» Task instructions
Retype only what runs from the first line of the listing to the line holding "minimum width=771pt, minimum", both included. Do not retype the pictures.

» Raw data

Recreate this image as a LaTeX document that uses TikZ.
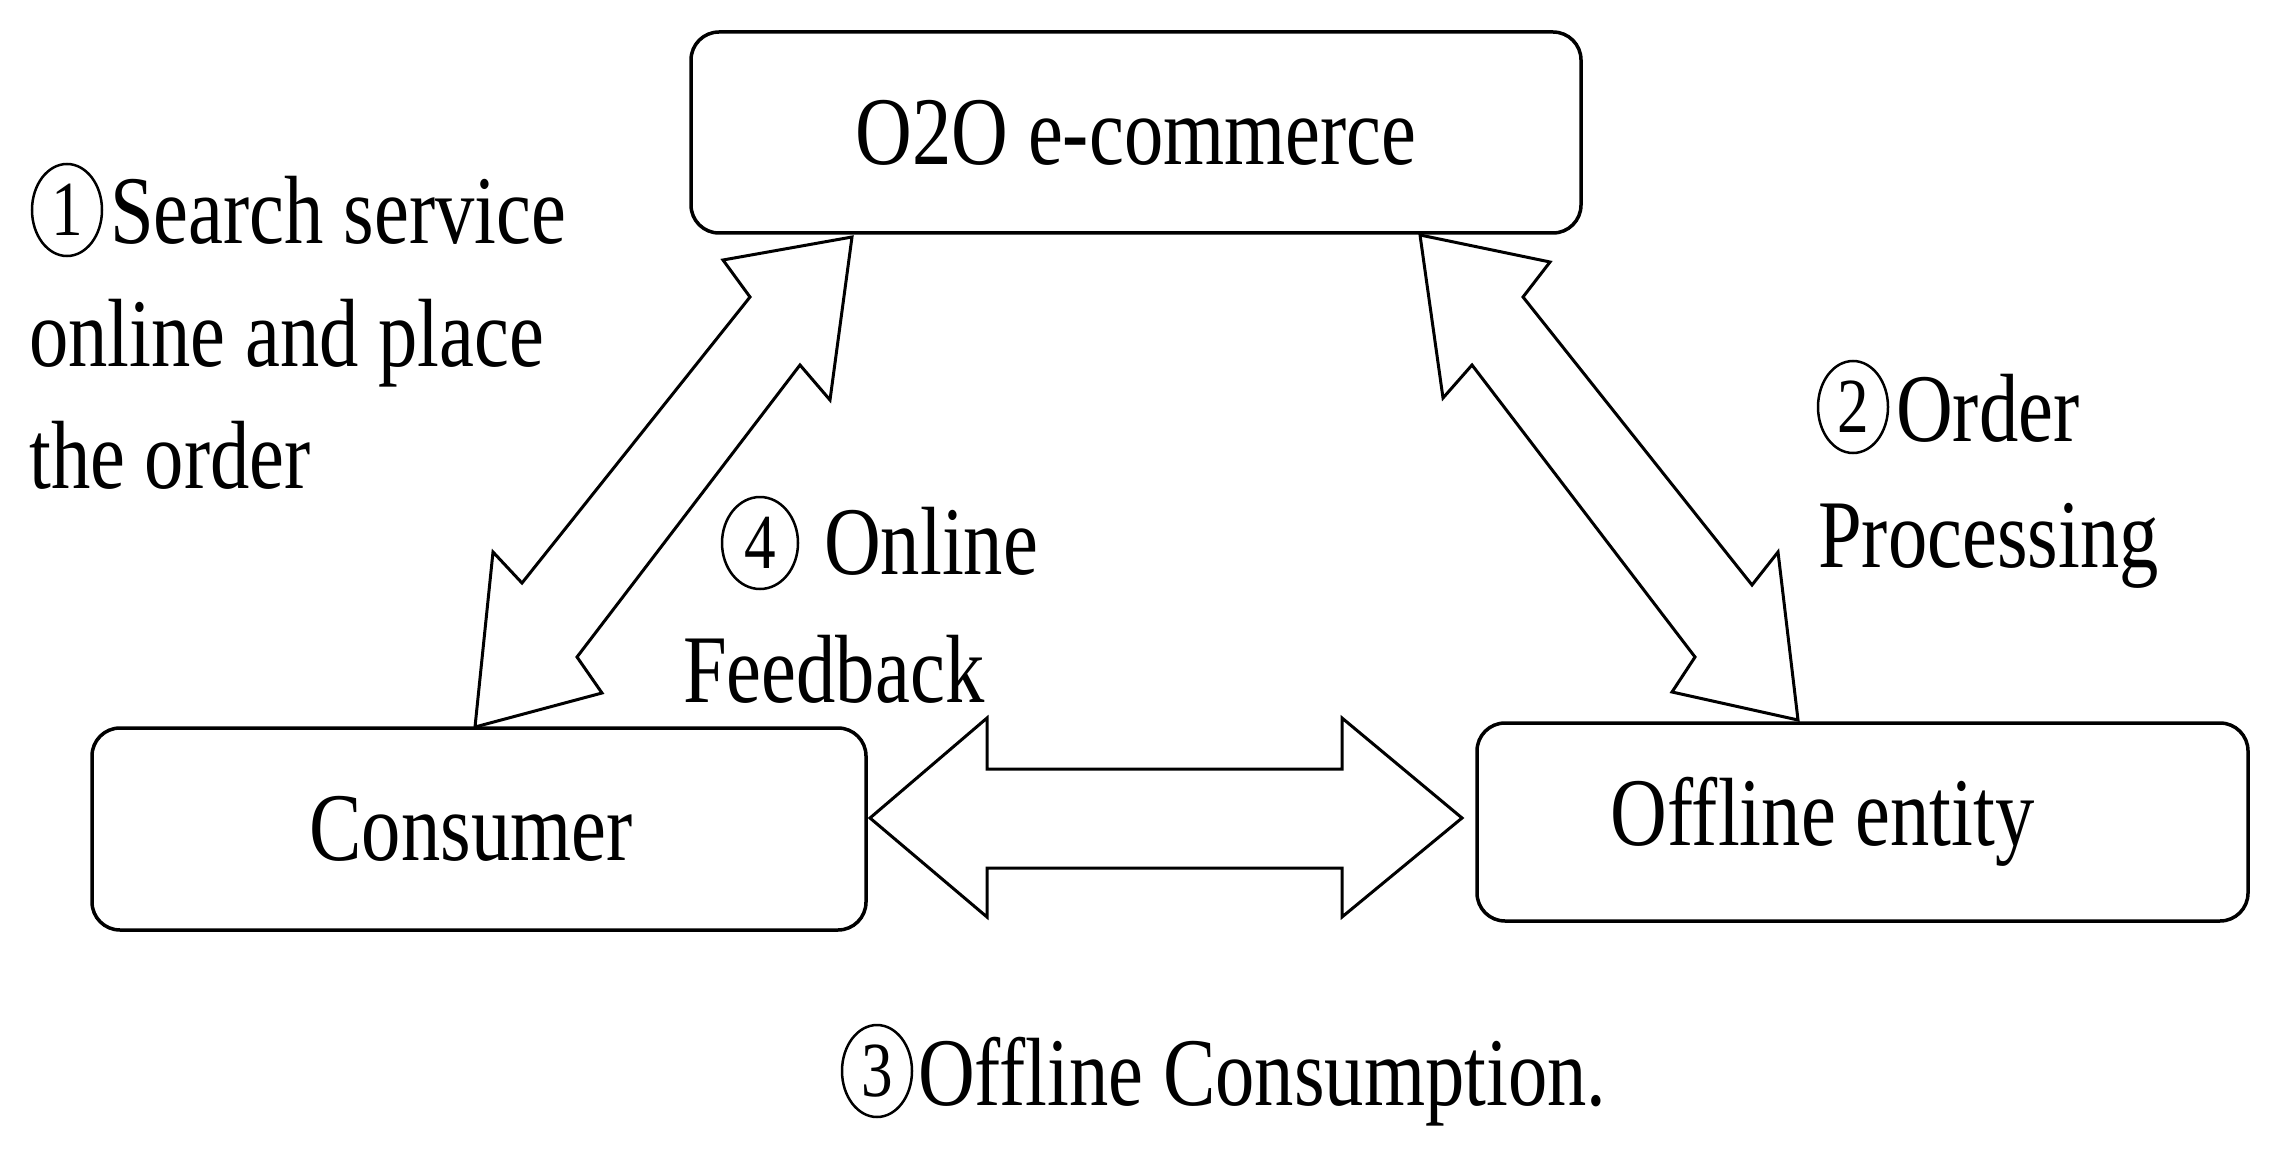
\documentclass[tikz,border=0pt]{standalone}
\usepackage{fontspec}
\usetikzlibrary{shapes.geometric}
\setmainfont{Liberation Serif}[FakeStretch=0.81]
\begin{document}
\begin{tikzpicture}[x=1pt,y=-1pt,
  txt/.style={font=\fontsize{97}{125}\selectfont, text=black, inner sep=0pt},
  box/.style={draw=black, line width=3.5pt, rounded corners=28pt, fill=white, txt},
  lbl/.style={txt, anchor=base west},
  cnode/.style={draw=black, ellipse, line width=2.5pt, minimum width=70pt, minimum height=92pt,
    inner sep=0pt, text=black, font=\fontsize{78}{80}\selectfont},
  blockarrow/.style={draw=black, line width=3pt, line join=miter, fill=white}]
\useasboundingbox (0,0) rectangle (2280,1166);
\fill[white] (0,0) rectangle (2280,1166);

% boxes
\node[box, minimum width=890pt, minimum height=201pt] (ecom) at (1136,132.5) {O2O e-commerce};
\node[box, minimum width=774pt, minimum height=202pt] (cons) at (479,829) {\hspace*{-16pt}Consumer};
\node[box, minimum width=771pt, minimum height=198pt] (off) at (1862.5,822) {\hspace*{-80pt}Offline entity};

% left diagonal double block arrow (consumer <-> e-commerce)
\draw[blockarrow] (852,237) -- (830,400) -- (800,365) -- (577,657) -- (602,693)
  -- (475,727) -- (493,552) -- (522,583) -- (750,297) -- (723,260) -- cycle;
% right diagonal double block arrow (e-commerce <-> offline entity)
\draw[blockarrow] (1420,235) -- (1550,262) -- (1523,297) -- (1752,585) -- (1778,552)
  -- (1798,720) -- (1672,692) -- (1695,657) -- (1472,365) -- (1443,398) -- cycle;
% horizontal double block arrow (consumer <-> offline entity)
\draw[blockarrow] (870,818) -- (987,718) -- (987,769) -- (1342,769) -- (1342,718)
  -- (1462,818) -- (1342,917) -- (1342,868) -- (987,868) -- (987,917) -- cycle;

% labels
\node[cnode] (c1) at (67,210) {1};
\node[lbl] (l1a) at (110,244) {Search service};
\node[lbl] (l1b) at (29,366) {online and place};
\node[lbl] (l1c) at (29,488) {the order};

\node[cnode] (c2) at (1853,407) {2};
\node[lbl] (l2a) at (1896,441) {Order};
\node[lbl] (l2b) at (1818,567) {Processing};

\node[cnode, minimum width=76pt] (c4) at (760,543) {4};
\node[lbl] (l4a) at (824,574) {Online};
\node[lbl] (l4b) at (683,702) {Feedback};

\node[cnode] (c3) at (877,1071) {3};
\node[lbl] (l3) at (918,1105) {Offline Consumption.};
\end{tikzpicture}
\end{document}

» Exercise result
Recreate this image as a LaTeX document that uses TikZ.
\documentclass[tikz,border=0pt]{standalone}
\usepackage{fontspec}
\usetikzlibrary{shapes.geometric}
\setmainfont{Liberation Serif}[FakeStretch=0.81]
\begin{document}
\begin{tikzpicture}[x=1pt,y=-1pt,
  txt/.style={font=\fontsize{97}{125}\selectfont, text=black, inner sep=0pt},
  box/.style={draw=black, line width=3.5pt, rounded corners=28pt, fill=white, txt},
  lbl/.style={txt, anchor=base west},
  cnode/.style={draw=black, ellipse, line width=2.5pt, minimum width=70pt, minimum height=92pt,
    inner sep=0pt, text=black, font=\fontsize{78}{80}\selectfont},
  blockarrow/.style={draw=black, line width=3pt, line join=miter, fill=white}]
\useasboundingbox (0,0) rectangle (2280,1166);
\fill[white] (0,0) rectangle (2280,1166);

% boxes
\node[box, minimum width=890pt, minimum height=201pt] (ecom) at (1136,132.5) {O2O e-commerce};
\node[box, minimum width=774pt, minimum height=202pt] (cons) at (479,829) {\hspace*{-16pt}Consumer};
\node[box, minimum width=771pt, minimum height=198pt] (off) at (1862.5,822) {\hspace*{-80pt}Offline entity};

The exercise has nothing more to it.